UNERHÖRTE AUSWAHL VERGESSENER WORTSCHÖNHEITEN …
von Johann Jacob Spreng und Nicolas Fink
Verlag Das Kulturelle Gedächtnis Februar 2021
ISBN-13 : 978-3946990475
368 Seiten 25 €

Bereits im Vorwort erfahren wir, was uns bisher vorgehalten worden ist. Statt die „Akademie“ würden wir heute eine „Erzschule“ besuchen. „Mathematiker“ heißen „Wisskünstler“. „Professoren“ werden zu „Hochlehrer“ und statt Studenten – mir graut es vor „Studierenden“ – spricht man von „Zuchtsöhnen“ oder bei Bedarf von „Zuchttöchtern“. Aus „Schüler*innen“ werden „Zuchtkinder“! Wäre das nicht wunderschön?

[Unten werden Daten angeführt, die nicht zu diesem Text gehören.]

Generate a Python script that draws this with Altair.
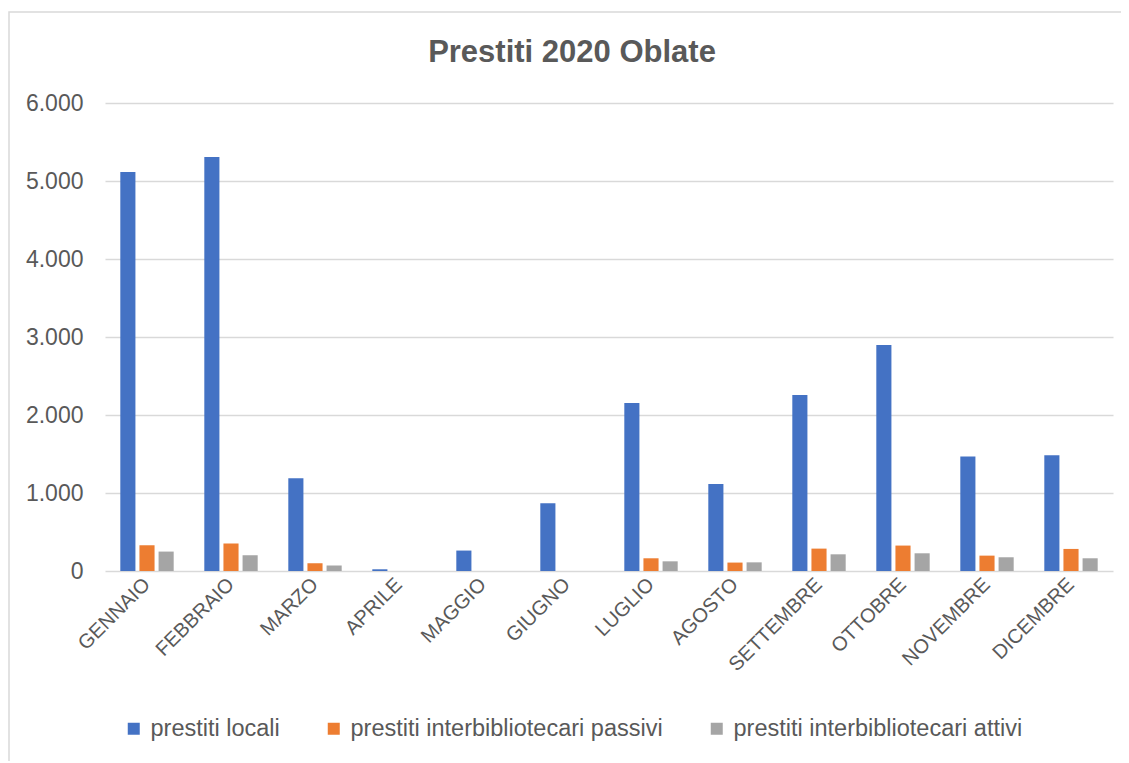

„Apfel“ klingt gut, „Aballo“ klingt besser! Hört sich „Antorf“ nicht wunderbarer an als „Antwerpen“? Selbst die Politik würde gewinnen, wenn es statt „mit Mehrheit abschaffen“ „abmehren“ hieße! „Angstmann“ klingt schauriger als „Scharfrichter“! Wer zöge „anstraussen“ nicht „überfallen“ vor? Selbst „Augenspiegel“ und „Barille“ klinken tausendmal angenehmer als „Brille“.

„Beinkrümme“ statt „Rachitis“, „belieben“ statt „sich paaren“: Welch ein wunderbarer Segen! Ein „Bierbrunn“ ist eine „Brunnenquelle“, die nach Bier schmeckt. Herrlich. Soll es damals in Island gegeben haben. Selbst „Bindeisen“ hat mehr Reize als „Verlobungsring“. „Blauen“ bedarf keiner Übersetzung. „Blutzapf“ klingt besser als „Tyrann“. Ein „Bobo“ ist ein nutzloser Mann.

Wäre „Cocodrill“ nicht schöner als „Krokodil“?

Es liegt auf der Hand, dass der Biss einer „Durstschlange“ Durst verursacht. Zugegeben, „Ekelname“ klingt schlimmer als „Schimpf-“ oder gar „Spitzname“, dafür ehrlich. Aber „eigenköpfig“ klingt sicherlich viel besser als „eigensinnig“! Einbringen = Mitgift, logisch.

Als Letztes: „Gegenfüßer“? Richtig: Antipod!

Wäre es nicht herrlich gewesen, wenn es Johann Jacob Spreng gelungen wäre, sein gesammeltes Wissen zu verbreiten. Der Leser des Wörterbuches wird mit Wehmut erfahren, was den meisten Deutsch Sprechenden entgeht. Das Buch spricht alle an, die an der heutigen deutschen Sprache verzweifeln.